There are some plusses to deploy-it-yourself, but just to be on the level, here are some reservations I have about using your deployment for more than just a stop-gap:
- Are you offering to host this?
- If so, doesn't that mean this isn't social.coop infrastructure, it's yours?
- Are you the only admin?
- If you get hit by a metaphorical falling piano will we be able to recover this infrastructure?
- Or if social.coop will own and run the host collectively, does this mean a subscription to authorise?
- What tasks would we need to add to our admin rota? (Backups, updates, troubleshooting, etc.)
(i.e. We're short of admin power right now, and not especially flush with money.)

The benefit of using git.coop

We're in a situation with just two admins who have day jobs and want to hand over ASAP. I endorse "owning and controlling our own technical infrastructure" however under these circumstances we probably want to keep it as simple as possible.

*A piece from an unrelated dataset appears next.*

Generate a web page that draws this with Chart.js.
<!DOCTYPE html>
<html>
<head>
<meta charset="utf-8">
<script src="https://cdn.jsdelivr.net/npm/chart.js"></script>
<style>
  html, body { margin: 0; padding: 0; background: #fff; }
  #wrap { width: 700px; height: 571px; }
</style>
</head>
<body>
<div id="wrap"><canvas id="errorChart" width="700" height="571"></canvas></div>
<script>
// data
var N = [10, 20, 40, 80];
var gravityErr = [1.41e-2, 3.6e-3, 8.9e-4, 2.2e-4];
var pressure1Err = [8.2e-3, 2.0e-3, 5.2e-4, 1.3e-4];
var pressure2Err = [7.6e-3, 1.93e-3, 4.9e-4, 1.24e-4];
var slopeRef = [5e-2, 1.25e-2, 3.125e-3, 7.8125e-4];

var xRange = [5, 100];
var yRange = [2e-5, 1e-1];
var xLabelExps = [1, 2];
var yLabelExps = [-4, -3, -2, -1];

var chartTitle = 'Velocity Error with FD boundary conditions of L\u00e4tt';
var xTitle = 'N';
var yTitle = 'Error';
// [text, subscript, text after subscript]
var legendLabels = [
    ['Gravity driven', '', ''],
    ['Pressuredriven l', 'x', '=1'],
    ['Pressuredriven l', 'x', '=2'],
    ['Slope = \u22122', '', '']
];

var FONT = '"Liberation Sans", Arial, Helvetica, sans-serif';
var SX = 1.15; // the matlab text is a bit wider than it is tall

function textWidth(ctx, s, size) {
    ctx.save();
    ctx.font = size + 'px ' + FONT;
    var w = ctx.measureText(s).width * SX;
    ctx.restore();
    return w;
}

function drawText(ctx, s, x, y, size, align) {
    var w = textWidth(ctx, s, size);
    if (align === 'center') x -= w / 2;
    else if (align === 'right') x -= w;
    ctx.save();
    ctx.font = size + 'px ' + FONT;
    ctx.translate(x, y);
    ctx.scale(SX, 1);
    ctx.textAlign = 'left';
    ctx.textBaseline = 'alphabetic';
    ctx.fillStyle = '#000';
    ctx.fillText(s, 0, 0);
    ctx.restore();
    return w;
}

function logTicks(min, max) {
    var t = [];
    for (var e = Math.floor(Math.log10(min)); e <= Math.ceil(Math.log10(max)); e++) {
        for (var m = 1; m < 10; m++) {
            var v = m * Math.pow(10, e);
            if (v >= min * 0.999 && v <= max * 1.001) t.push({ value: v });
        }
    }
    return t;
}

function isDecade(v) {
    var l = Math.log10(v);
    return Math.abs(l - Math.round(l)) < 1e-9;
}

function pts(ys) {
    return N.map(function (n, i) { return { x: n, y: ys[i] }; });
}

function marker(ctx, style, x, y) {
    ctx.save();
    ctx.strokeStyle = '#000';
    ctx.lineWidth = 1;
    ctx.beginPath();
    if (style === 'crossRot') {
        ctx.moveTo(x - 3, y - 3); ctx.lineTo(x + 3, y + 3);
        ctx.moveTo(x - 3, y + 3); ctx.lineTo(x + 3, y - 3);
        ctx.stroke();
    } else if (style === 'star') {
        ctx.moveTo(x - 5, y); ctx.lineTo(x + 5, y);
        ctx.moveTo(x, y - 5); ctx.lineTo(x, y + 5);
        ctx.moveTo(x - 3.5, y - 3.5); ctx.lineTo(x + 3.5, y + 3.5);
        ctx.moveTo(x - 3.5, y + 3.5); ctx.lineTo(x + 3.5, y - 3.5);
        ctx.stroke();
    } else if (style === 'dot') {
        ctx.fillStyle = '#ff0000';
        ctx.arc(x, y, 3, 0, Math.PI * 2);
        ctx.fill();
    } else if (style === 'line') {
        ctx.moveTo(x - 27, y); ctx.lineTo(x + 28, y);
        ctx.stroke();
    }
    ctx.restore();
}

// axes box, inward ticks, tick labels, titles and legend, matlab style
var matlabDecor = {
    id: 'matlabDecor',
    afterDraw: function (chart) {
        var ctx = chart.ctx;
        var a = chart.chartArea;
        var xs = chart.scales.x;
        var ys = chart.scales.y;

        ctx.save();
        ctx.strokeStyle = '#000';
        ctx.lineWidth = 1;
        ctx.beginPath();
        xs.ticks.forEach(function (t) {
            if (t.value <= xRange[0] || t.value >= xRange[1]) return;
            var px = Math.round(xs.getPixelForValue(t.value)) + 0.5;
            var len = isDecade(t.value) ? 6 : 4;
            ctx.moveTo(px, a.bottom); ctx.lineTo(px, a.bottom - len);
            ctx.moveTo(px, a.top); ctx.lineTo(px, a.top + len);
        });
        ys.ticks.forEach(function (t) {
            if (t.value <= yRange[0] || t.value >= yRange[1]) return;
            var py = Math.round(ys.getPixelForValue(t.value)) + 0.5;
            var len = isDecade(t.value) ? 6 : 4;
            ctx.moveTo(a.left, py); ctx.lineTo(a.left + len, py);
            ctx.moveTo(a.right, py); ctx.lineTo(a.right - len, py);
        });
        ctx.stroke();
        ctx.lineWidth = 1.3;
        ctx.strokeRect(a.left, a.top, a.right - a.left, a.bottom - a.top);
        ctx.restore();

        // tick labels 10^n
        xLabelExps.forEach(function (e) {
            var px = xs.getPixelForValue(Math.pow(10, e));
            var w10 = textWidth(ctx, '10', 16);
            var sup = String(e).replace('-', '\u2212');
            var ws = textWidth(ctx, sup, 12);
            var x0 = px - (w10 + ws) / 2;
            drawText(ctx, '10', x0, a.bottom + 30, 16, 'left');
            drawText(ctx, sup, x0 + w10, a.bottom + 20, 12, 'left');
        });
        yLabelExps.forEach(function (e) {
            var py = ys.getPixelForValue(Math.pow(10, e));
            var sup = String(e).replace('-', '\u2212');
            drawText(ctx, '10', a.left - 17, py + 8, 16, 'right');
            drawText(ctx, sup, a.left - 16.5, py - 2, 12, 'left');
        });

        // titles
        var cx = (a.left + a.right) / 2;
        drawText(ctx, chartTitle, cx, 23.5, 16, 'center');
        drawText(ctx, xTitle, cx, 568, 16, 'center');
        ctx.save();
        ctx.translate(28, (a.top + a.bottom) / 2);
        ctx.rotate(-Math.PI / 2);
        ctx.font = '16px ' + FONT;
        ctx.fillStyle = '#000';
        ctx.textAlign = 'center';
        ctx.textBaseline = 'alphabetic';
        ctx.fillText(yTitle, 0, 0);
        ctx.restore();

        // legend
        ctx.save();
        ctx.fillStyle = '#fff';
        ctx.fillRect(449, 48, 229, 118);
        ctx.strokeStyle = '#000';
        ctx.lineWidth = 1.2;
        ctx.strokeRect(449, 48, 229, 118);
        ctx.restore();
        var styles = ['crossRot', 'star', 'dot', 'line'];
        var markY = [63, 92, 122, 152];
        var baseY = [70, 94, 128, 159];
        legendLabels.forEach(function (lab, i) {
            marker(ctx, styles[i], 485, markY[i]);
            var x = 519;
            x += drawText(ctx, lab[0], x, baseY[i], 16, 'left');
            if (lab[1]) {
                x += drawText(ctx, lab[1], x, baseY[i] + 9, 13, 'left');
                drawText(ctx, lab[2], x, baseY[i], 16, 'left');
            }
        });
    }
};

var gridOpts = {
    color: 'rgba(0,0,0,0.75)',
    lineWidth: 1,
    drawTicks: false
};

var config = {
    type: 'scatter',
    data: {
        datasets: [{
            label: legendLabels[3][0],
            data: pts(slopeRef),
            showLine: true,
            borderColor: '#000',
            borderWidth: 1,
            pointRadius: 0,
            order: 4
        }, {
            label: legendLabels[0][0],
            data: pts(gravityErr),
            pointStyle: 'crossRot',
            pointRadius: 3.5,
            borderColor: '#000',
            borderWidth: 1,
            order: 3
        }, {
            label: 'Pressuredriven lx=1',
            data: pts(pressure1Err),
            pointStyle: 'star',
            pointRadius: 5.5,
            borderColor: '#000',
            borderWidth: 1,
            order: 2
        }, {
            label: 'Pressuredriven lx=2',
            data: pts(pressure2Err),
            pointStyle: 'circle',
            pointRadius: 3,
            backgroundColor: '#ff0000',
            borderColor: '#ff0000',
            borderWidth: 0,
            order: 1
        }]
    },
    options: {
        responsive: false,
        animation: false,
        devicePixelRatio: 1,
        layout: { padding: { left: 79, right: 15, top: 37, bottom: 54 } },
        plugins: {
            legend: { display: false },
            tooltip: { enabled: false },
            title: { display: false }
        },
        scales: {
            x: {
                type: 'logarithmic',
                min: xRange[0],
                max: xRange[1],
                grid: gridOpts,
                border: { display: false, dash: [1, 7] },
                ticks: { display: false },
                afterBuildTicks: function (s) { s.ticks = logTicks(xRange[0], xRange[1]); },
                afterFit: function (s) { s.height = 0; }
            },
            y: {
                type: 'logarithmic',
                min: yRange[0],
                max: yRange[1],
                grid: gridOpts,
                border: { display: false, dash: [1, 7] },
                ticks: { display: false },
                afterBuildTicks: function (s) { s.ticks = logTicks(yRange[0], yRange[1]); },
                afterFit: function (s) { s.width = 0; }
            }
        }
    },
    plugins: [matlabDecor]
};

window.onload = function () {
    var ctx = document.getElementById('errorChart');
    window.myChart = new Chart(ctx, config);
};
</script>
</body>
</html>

With git.coop:
- We're not hosting it (no recurring fees)
- We're not maintaining it (doesn't add to our workload)
- It's not on our production servers (stays up if they go down)
- It's super value for money (the one-off share purchase is small)
- It's a share not a fee.

MN

Matt Noyes Tue 12 Jun 2018 2:56AM

I would add that we need to solidify our own status as a cooperative before hosting (reservations raised by Nick are related) and there is a benefit from establishing a connection with another platform cooperative.

MN

Matt Noyes Mon 11 Jun 2018 5:02PM

I think our priorities are: secure, stable, reliable hosting; democratic ownership, governance and admin; education and sharing of skills; and building the co-op ecosystem. So we should either own and control the hosting ourselves -- which means owning it as a coop -- or we should collaborate with a co-op hosting service.